‘Ender’s Game’ (based on the popular 1985 book of the same name by Orson Scott Card) is an imperfect, but engaging, morality-based science fiction film aimed at a young-adult audience.
The migration of ‘Ender’s Game’ from gazillion-selling book to big-screen adventure might be a separate tale in itself. ‘Ender’s Game’ first began as a short-story by Card in 1977, and was, eventually, elaborated into the award-winning 1985 edition, followed by several sequels. Although the book has not always been uniformly critically supported, ‘Ender’s Game’ continues to be popular among readers and has even been placed on the U.S. Marine Corps’ Professional Reading List for its discussion of ‘training methodology, leadership, and ethics.’ Although author Card, himself, had previously called the book ‘unfilmable,’ director Gavin Hood was finally able to bring the story of the boy who-would-save-‘Earth’ to theaters.
As in many other sci-fi films, Earth has been attacked by aliens. The surprise attack of formidable strength happened 50 years prior, resulting in drawn-out battles. Although now seemingly devoid of threat from the alien, bug-like creatures (‘The Formics’), Earth still anticipates the potential for their ‘enemies’ return, and now trains the best, most intelligent, young minds (those who can assimilate vast mountains of data and respond appropriately and accurately in negating the threat) in a military-like fashion. The young military battle prodigy, Ender Wiggins (Asa Butterfield of ‘Hugo’), was reportedly ‘born’ for the task of ending the conflict with the Formics. (Although not fully explained in the movie, the book clarifies that Ender is the ‘approved’ third-child in a population-controlled future, as his two other highly-intelligent, older siblings were promising, but could not be deemed fit, for Battle School.) Colonel Graff (Harrison Ford) has great faith in Ender’s abilities, guiding and manipulating him both on-and-off the scene, and quickly pushes him through the ranks of mind games, training, and survival against both himself and other young recruits.
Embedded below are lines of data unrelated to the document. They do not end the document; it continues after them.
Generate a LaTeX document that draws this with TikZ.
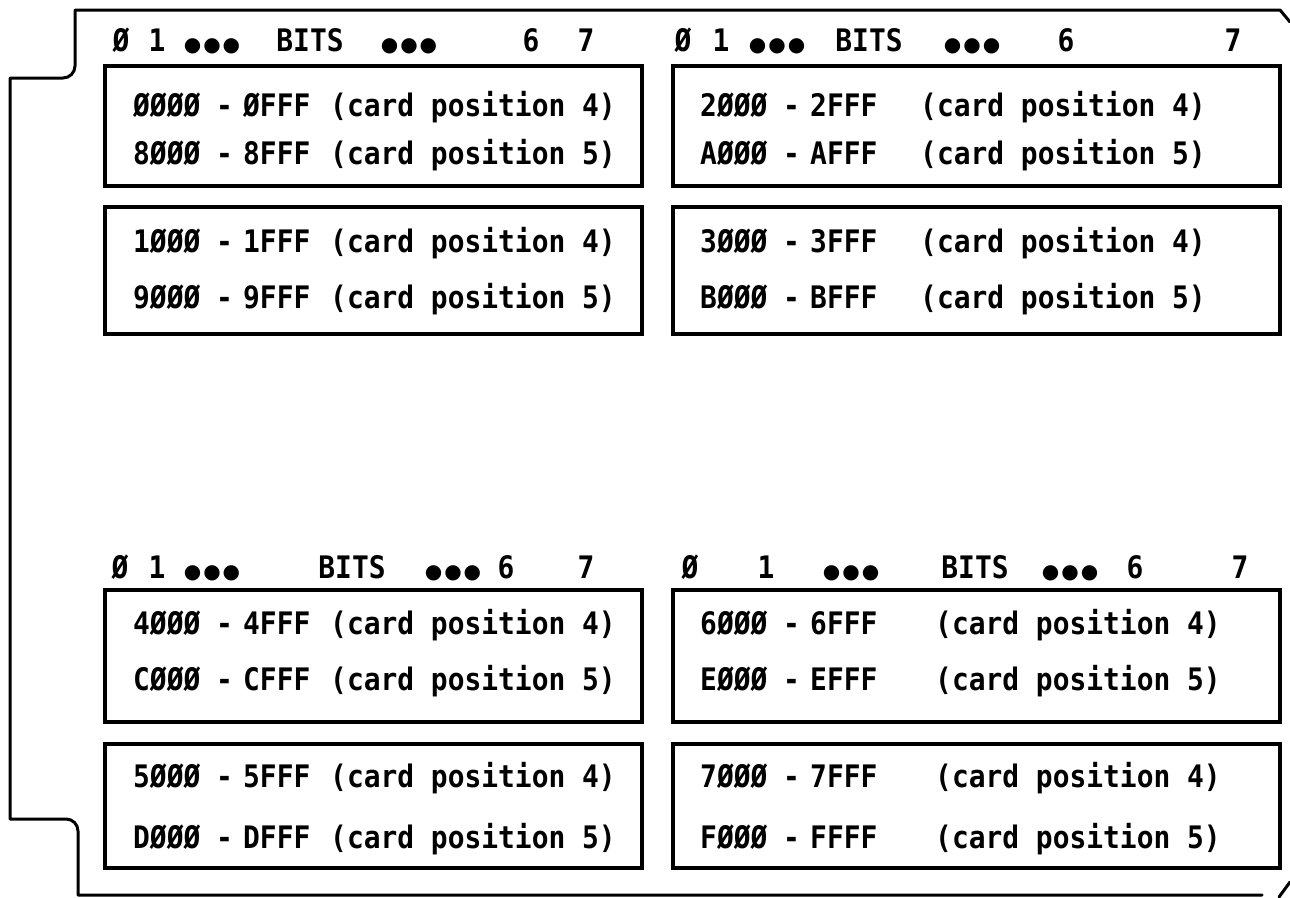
\documentclass[tikz,border=0pt]{standalone}
\usepackage{fontspec}
\newfontfamily\monofnt{DejaVu Sans Mono}[FakeStretch=0.9]
\newfontfamily\dotfnt{DejaVu Sans}
\newcommand{\addrrow}[7]{%
  \node[txt] (#1a) at (#3,#2) {#4};
  \node[txt] (#1d) at (#3+83,#2) {-};
  \node[txt] (#1b) at (#3+110,#2) {#5};
  \node[txt] (#1c) at (#6,#2) {(card position #7)};
}
\newcommand{\bitsrow}[9]{%
  \node[hdr] (#1z) at (#3,#2) {Ø};
  \node[hdr] (#1o) at (#4,#2) {1};
  \node[dots] (#1p) at (#5,#2) {●\kern2pt●\kern2pt●};
  \node[hdr] (#1b) at (#6,#2) {BITS};
  \node[dots] (#1q) at (#7,#2) {●\kern2pt●\kern2pt●};
  \node[hdr] (#1s) at (#8,#2) {6};
  \node[hdr] (#1e) at (#9,#2) {7};
}
\begin{document}
\begin{tikzpicture}[x=1pt,y=-1pt,
  txt/.style={anchor=base west,inner sep=0pt,font=\monofnt\bfseries\fontsize{31}{33}\selectfont},
  hdr/.style={anchor=base,inner sep=0pt,font=\monofnt\bfseries\fontsize{31}{33}\selectfont},
  dots/.style={anchor=base,inner sep=0pt,font=\dotfnt\fontsize{20}{22}\selectfont},
  box/.style={draw,line width=3.6pt,inner sep=0pt,anchor=north west},
  outline/.style={draw,line width=3pt,line join=round,line cap=round}]
\useasboundingbox (0,0) rectangle (1290,897);
% outer card outline
\draw[outline] (1290,22) -- (1280,10) -- (75,10) -- (75,66) to[out=-90,in=0] (63,78) -- (10,78)
  -- (10,819) -- (66,819) to[out=0,in=90] (78,831) -- (78,895) -- (1262,895);
\draw[outline] (1279,897) -- (1290,882);
% boxes
\node[box,minimum width=537,minimum height=120] (b1) at (103,64) {};
\node[box,minimum width=537,minimum height=127] (b2) at (103,205) {};
\node[box,minimum width=607,minimum height=120] (b3) at (671,64) {};
\node[box,minimum width=607,minimum height=127] (b4) at (671,205) {};
\node[box,minimum width=537,minimum height=132] (b5) at (103,588) {};
\node[box,minimum width=537,minimum height=124] (b6) at (103,742) {};
\node[box,minimum width=607,minimum height=132] (b7) at (671,588) {};
\node[box,minimum width=607,minimum height=124] (b8) at (671,742) {};
% headers
\bitsrow{h1}{51}{121}{157}{212}{310}{409}{531}{586}
\bitsrow{h2}{51}{683}{721}{777}{869}{972}{1066}{1233}
\bitsrow{h3}{578}{120}{157}{212}{352}{453}{506}{586}
\bitsrow{h4}{578}{690}{766}{851}{975}{1070}{1135}{1240}
% address rows
\addrrow{ra}{116}{133}{ØØØØ}{ØFFF}{330}{4}
\addrrow{rb}{164}{133}{8ØØØ}{8FFF}{330}{5}
\addrrow{rc}{252}{133}{1ØØØ}{1FFF}{330}{4}
\addrrow{rd}{308}{133}{9ØØØ}{9FFF}{330}{5}
\addrrow{re}{116}{700}{2ØØØ}{2FFF}{920}{4}
\addrrow{rf}{164}{700}{AØØØ}{AFFF}{920}{5}
\addrrow{rg}{252}{700}{3ØØØ}{3FFF}{920}{4}
\addrrow{rh}{308}{700}{BØØØ}{BFFF}{920}{5}
\addrrow{ri}{634}{133}{4ØØØ}{4FFF}{330}{4}
\addrrow{rj}{690}{133}{CØØØ}{CFFF}{330}{5}
\addrrow{rk}{787}{133}{5ØØØ}{5FFF}{330}{4}
\addrrow{rl}{848}{133}{DØØØ}{DFFF}{330}{5}
\addrrow{rm}{634}{700}{6ØØØ}{6FFF}{935}{4}
\addrrow{rn}{690}{700}{EØØØ}{EFFF}{935}{5}
\addrrow{ro}{787}{700}{7ØØØ}{7FFF}{935}{4}
\addrrow{rp}{848}{700}{FØØØ}{FFFF}{935}{5}
\end{tikzpicture}
\end{document}
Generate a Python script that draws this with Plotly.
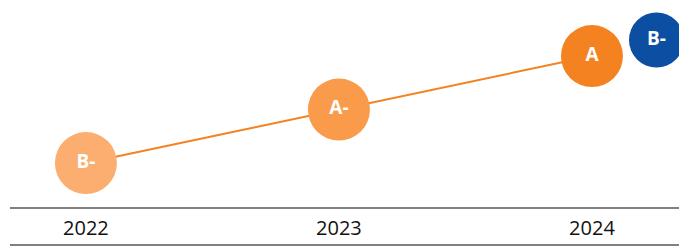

Graff constantly tests if Ender is truly the ‘chosen one’ to take on the impending alien threat.
‘Ender’s Game’ is sort of a mashup of the ‘against the system/chosen one’ of ‘The Matrix’ with the ‘children versus children’ aspect of ‘Lord of the Rings’ or ‘The Hunger Games.’ Interestingly, the film moves quickly through Ender’s training levels in Battle School, culminating in some strategic, rather fascinating zero-gravity battles. However, at times, some of the technology of the film seems dated, or more budget-limited, than general audiences might expect in a cinematic spectacular, but the audience still feels very drawn to Butterfield’s performance as the clear-eyed Ender. Butterfield plays the young wunderkind appealingly. Even though Ender’s unmatched skill set seems otherworldly, the film repeatedly brings forth Ender’s personal battle in keeping his violent streak in check with his empathetic talents. Further, the use of psychologist Major Gwen Anderson (Viola Davis) to reportedly point out the moral and emotional toll of having young children fight adult battles in the name of salvation, helps elevate ‘Ender’s Game’ above other romance-focused, young-adult film fodder.
Further, Harrison Ford (and his imposing, gravelly tones) gives one of his better recent performances, however, the emotionally confined character of Colonel Graff appears very short-sighted (and uninterested) in the long-term effects of militarizing children. Director Hood (who also wrote the screenplay) has done a reasonably good job in adapting the moral complexity of the novel into film for the uninitiated to the Ender universe, although his tendency, seemingly, is to soften some of Ender’s aggression in the movie versus his more violent outcomes in the original book. ‘Ender’s Game’ is rated 4 - of 5 stars (‘recommended’).
‘Ender’s Game’ is rated PG-13 for ‘some violence, sci-fi action and thematic material.’